Exercise: Your task is to output the listing word for word, with pictures excluded.

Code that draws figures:
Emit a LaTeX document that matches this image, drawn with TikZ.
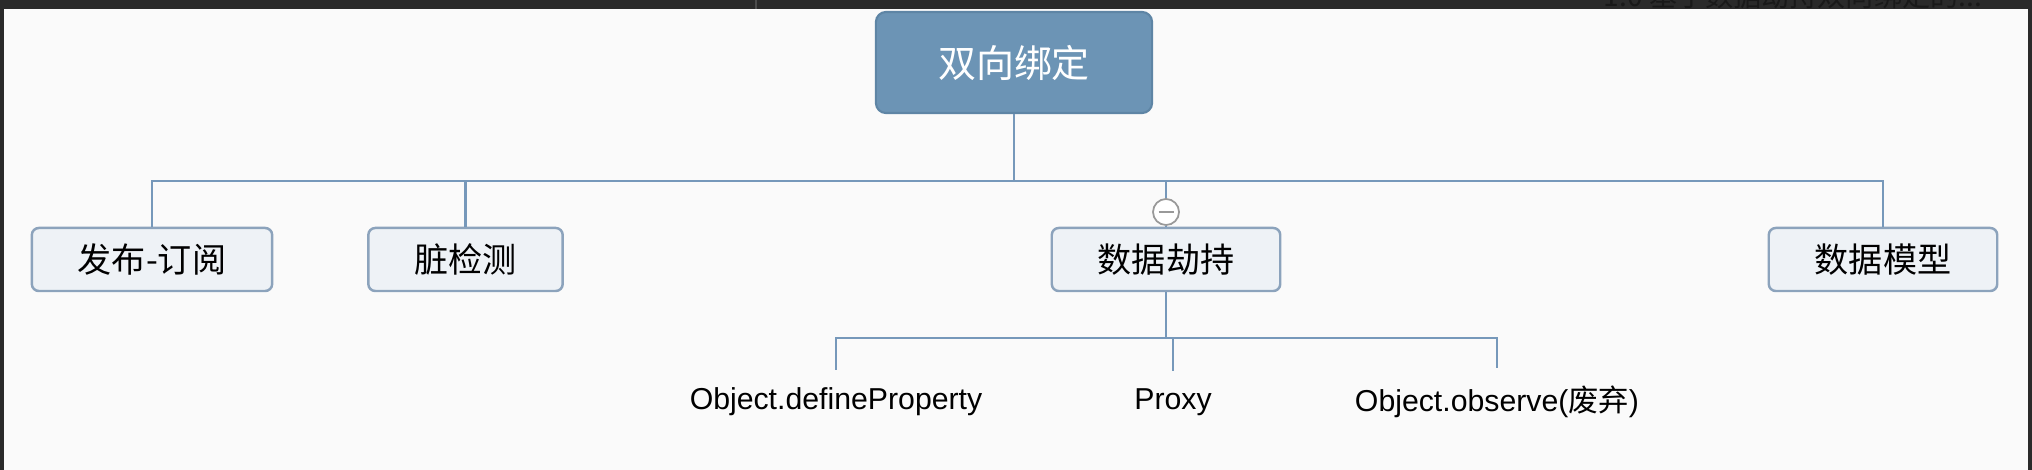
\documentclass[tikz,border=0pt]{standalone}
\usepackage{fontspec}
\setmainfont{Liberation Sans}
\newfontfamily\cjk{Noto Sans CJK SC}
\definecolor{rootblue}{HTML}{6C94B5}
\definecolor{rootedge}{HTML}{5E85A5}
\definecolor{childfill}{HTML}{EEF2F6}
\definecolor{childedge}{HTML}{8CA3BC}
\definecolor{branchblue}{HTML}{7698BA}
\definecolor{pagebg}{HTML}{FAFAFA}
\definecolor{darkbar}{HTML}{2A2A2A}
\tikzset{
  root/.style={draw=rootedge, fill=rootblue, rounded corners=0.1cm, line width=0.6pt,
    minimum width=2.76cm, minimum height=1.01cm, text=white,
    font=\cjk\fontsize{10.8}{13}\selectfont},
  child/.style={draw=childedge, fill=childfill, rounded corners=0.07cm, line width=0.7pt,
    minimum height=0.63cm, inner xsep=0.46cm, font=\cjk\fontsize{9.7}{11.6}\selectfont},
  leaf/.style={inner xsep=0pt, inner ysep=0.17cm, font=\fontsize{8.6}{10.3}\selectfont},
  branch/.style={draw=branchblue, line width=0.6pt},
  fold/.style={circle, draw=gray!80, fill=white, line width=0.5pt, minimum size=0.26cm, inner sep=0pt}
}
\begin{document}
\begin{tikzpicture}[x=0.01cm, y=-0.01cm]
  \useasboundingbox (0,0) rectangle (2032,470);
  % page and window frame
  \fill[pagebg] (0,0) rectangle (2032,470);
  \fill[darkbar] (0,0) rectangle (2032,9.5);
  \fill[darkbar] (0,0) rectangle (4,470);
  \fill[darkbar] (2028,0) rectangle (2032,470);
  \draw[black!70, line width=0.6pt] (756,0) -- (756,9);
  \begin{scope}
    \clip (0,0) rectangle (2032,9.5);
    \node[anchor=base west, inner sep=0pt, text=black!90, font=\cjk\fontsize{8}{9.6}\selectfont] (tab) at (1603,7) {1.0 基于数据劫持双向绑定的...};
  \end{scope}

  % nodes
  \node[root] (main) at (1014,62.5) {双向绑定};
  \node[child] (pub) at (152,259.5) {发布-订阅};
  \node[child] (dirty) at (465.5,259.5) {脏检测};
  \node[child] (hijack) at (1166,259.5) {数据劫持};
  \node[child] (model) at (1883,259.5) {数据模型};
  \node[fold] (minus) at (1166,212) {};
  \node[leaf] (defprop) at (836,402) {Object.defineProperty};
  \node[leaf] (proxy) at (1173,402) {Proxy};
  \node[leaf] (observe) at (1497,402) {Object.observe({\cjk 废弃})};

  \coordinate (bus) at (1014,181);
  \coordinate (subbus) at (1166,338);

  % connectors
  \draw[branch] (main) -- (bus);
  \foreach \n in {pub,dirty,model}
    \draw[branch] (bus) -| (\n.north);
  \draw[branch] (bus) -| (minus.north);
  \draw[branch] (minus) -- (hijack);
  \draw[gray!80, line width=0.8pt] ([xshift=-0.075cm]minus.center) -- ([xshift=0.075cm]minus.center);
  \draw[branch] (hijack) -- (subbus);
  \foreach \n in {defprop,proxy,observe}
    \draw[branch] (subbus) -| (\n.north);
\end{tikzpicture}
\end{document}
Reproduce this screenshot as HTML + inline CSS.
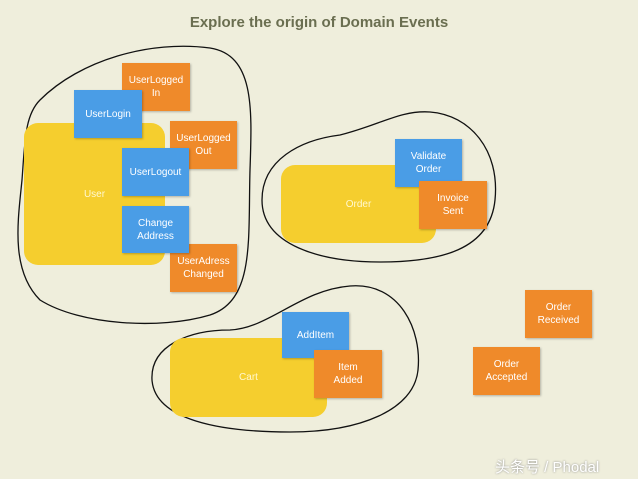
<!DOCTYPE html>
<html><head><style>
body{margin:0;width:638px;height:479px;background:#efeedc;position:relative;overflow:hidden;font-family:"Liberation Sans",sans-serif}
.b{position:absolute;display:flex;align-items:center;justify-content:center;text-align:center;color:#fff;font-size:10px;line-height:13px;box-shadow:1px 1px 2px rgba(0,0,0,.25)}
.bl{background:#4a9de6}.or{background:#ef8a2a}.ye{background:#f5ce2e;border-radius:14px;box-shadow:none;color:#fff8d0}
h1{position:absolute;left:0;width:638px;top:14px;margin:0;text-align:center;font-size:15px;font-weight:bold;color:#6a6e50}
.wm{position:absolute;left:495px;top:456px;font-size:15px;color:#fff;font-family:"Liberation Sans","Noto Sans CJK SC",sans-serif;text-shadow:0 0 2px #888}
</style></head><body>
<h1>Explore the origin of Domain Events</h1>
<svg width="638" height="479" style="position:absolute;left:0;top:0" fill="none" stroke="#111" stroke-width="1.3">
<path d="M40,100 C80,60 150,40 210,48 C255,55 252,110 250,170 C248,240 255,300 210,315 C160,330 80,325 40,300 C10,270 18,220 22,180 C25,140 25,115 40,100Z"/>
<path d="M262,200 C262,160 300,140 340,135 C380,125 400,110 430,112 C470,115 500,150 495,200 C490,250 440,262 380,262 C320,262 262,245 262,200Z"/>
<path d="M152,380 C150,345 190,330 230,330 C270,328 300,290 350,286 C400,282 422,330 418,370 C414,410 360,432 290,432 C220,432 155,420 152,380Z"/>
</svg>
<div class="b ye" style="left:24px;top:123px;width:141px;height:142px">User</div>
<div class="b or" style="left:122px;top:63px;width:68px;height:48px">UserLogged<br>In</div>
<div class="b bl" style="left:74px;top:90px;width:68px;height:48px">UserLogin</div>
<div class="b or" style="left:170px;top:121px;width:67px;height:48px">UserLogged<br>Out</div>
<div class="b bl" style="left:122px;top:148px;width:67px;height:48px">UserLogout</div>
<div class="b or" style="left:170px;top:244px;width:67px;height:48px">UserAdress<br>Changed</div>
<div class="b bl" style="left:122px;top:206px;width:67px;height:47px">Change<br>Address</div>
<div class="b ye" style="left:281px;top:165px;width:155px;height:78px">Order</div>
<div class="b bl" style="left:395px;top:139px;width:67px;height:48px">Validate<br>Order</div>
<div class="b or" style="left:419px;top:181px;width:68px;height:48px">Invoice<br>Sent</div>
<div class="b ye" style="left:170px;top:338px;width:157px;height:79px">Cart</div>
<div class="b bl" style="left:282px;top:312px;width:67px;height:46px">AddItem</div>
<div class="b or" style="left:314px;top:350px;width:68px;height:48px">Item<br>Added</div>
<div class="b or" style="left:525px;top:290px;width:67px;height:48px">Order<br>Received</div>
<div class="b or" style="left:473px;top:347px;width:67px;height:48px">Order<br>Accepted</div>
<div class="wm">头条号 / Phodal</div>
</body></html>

Output of the exercise:
Emit a LaTeX document that matches this image, drawn with TikZ.
\documentclass[tikz,border=0pt]{standalone}
\usepackage{fontspec}
\setmainfont{Liberation Sans}
\newfontfamily\cjk{Noto Sans CJK SC}
\definecolor{rootblue}{HTML}{6C94B5}
\definecolor{rootedge}{HTML}{5E85A5}
\definecolor{childfill}{HTML}{EEF2F6}
\definecolor{childedge}{HTML}{8CA3BC}
\definecolor{branchblue}{HTML}{7698BA}
\definecolor{pagebg}{HTML}{FAFAFA}
\definecolor{darkbar}{HTML}{2A2A2A}
\tikzset{
  root/.style={draw=rootedge, fill=rootblue, rounded corners=0.1cm, line width=0.6pt,
    minimum width=2.76cm, minimum height=1.01cm, text=white,
    font=\cjk\fontsize{10.8}{13}\selectfont},
  child/.style={draw=childedge, fill=childfill, rounded corners=0.07cm, line width=0.7pt,
    minimum height=0.63cm, inner xsep=0.46cm, font=\cjk\fontsize{9.7}{11.6}\selectfont},
  leaf/.style={inner xsep=0pt, inner ysep=0.17cm, font=\fontsize{8.6}{10.3}\selectfont},
  branch/.style={draw=branchblue, line width=0.6pt},
  fold/.style={circle, draw=gray!80, fill=white, line width=0.5pt, minimum size=0.26cm, inner sep=0pt}
}
\begin{document}
\begin{tikzpicture}[x=0.01cm, y=-0.01cm]
  \useasboundingbox (0,0) rectangle (2032,470);
  % page and window frame
  \fill[pagebg] (0,0) rectangle (2032,470);
  \fill[darkbar] (0,0) rectangle (2032,9.5);
  \fill[darkbar] (0,0) rectangle (4,470);
  \fill[darkbar] (2028,0) rectangle (2032,470);
  \draw[black!70, line width=0.6pt] (756,0) -- (756,9);
  \begin{scope}
    \clip (0,0) rectangle (2032,9.5);
    \node[anchor=base west, inner sep=0pt, text=black!90, font=\cjk\fontsize{8}{9.6}\selectfont] (tab) at (1603,7) {1.0 基于数据劫持双向绑定的...};
  \end{scope}

  % nodes
  \node[root] (main) at (1014,62.5) {双向绑定};
  \node[child] (pub) at (152,259.5) {发布-订阅};
  \node[child] (dirty) at (465.5,259.5) {脏检测};
  \node[child] (hijack) at (1166,259.5) {数据劫持};
  \node[child] (model) at (1883,259.5) {数据模型};
  \node[fold] (minus) at (1166,212) {};
  \node[leaf] (defprop) at (836,402) {Object.defineProperty};
  \node[leaf] (proxy) at (1173,402) {Proxy};
  \node[leaf] (observe) at (1497,402) {Object.observe({\cjk 废弃})};

  \coordinate (bus) at (1014,181);
  \coordinate (subbus) at (1166,338);

  % connectors
  \draw[branch] (main) -- (bus);
  \foreach \n in {pub,dirty,model}
    \draw[branch] (bus) -| (\n.north);
  \draw[branch] (bus) -| (minus.north);
  \draw[branch] (minus) -- (hijack);
  \draw[gray!80, line width=0.8pt] ([xshift=-0.075cm]minus.center) -- ([xshift=0.075cm]minus.center);
  \draw[branch] (hijack) -- (subbus);
  \foreach \n in {defprop,proxy,observe}
    \draw[branch] (subbus) -| (\n.north);
\end{tikzpicture}
\end{document}
Reproduce this screenshot as HTML + inline CSS.
<!DOCTYPE html>
<html><head><style>
body{margin:0;width:638px;height:479px;background:#efeedc;position:relative;overflow:hidden;font-family:"Liberation Sans",sans-serif}
.b{position:absolute;display:flex;align-items:center;justify-content:center;text-align:center;color:#fff;font-size:10px;line-height:13px;box-shadow:1px 1px 2px rgba(0,0,0,.25)}
.bl{background:#4a9de6}.or{background:#ef8a2a}.ye{background:#f5ce2e;border-radius:14px;box-shadow:none;color:#fff8d0}
h1{position:absolute;left:0;width:638px;top:14px;margin:0;text-align:center;font-size:15px;font-weight:bold;color:#6a6e50}
.wm{position:absolute;left:495px;top:456px;font-size:15px;color:#fff;font-family:"Liberation Sans","Noto Sans CJK SC",sans-serif;text-shadow:0 0 2px #888}
</style></head><body>
<h1>Explore the origin of Domain Events</h1>
<svg width="638" height="479" style="position:absolute;left:0;top:0" fill="none" stroke="#111" stroke-width="1.3">
<path d="M40,100 C80,60 150,40 210,48 C255,55 252,110 250,170 C248,240 255,300 210,315 C160,330 80,325 40,300 C10,270 18,220 22,180 C25,140 25,115 40,100Z"/>
<path d="M262,200 C262,160 300,140 340,135 C380,125 400,110 430,112 C470,115 500,150 495,200 C490,250 440,262 380,262 C320,262 262,245 262,200Z"/>
<path d="M152,380 C150,345 190,330 230,330 C270,328 300,290 350,286 C400,282 422,330 418,370 C414,410 360,432 290,432 C220,432 155,420 152,380Z"/>
</svg>
<div class="b ye" style="left:24px;top:123px;width:141px;height:142px">User</div>
<div class="b or" style="left:122px;top:63px;width:68px;height:48px">UserLogged<br>In</div>
<div class="b bl" style="left:74px;top:90px;width:68px;height:48px">UserLogin</div>
<div class="b or" style="left:170px;top:121px;width:67px;height:48px">UserLogged<br>Out</div>
<div class="b bl" style="left:122px;top:148px;width:67px;height:48px">UserLogout</div>
<div class="b or" style="left:170px;top:244px;width:67px;height:48px">UserAdress<br>Changed</div>
<div class="b bl" style="left:122px;top:206px;width:67px;height:47px">Change<br>Address</div>
<div class="b ye" style="left:281px;top:165px;width:155px;height:78px">Order</div>
<div class="b bl" style="left:395px;top:139px;width:67px;height:48px">Validate<br>Order</div>
<div class="b or" style="left:419px;top:181px;width:68px;height:48px">Invoice<br>Sent</div>
<div class="b ye" style="left:170px;top:338px;width:157px;height:79px">Cart</div>
<div class="b bl" style="left:282px;top:312px;width:67px;height:46px">AddItem</div>
<div class="b or" style="left:314px;top:350px;width:68px;height:48px">Item<br>Added</div>
<div class="b or" style="left:525px;top:290px;width:67px;height:48px">Order<br>Received</div>
<div class="b or" style="left:473px;top:347px;width:67px;height:48px">Order<br>Accepted</div>
<div class="wm">头条号 / Phodal</div>
</body></html>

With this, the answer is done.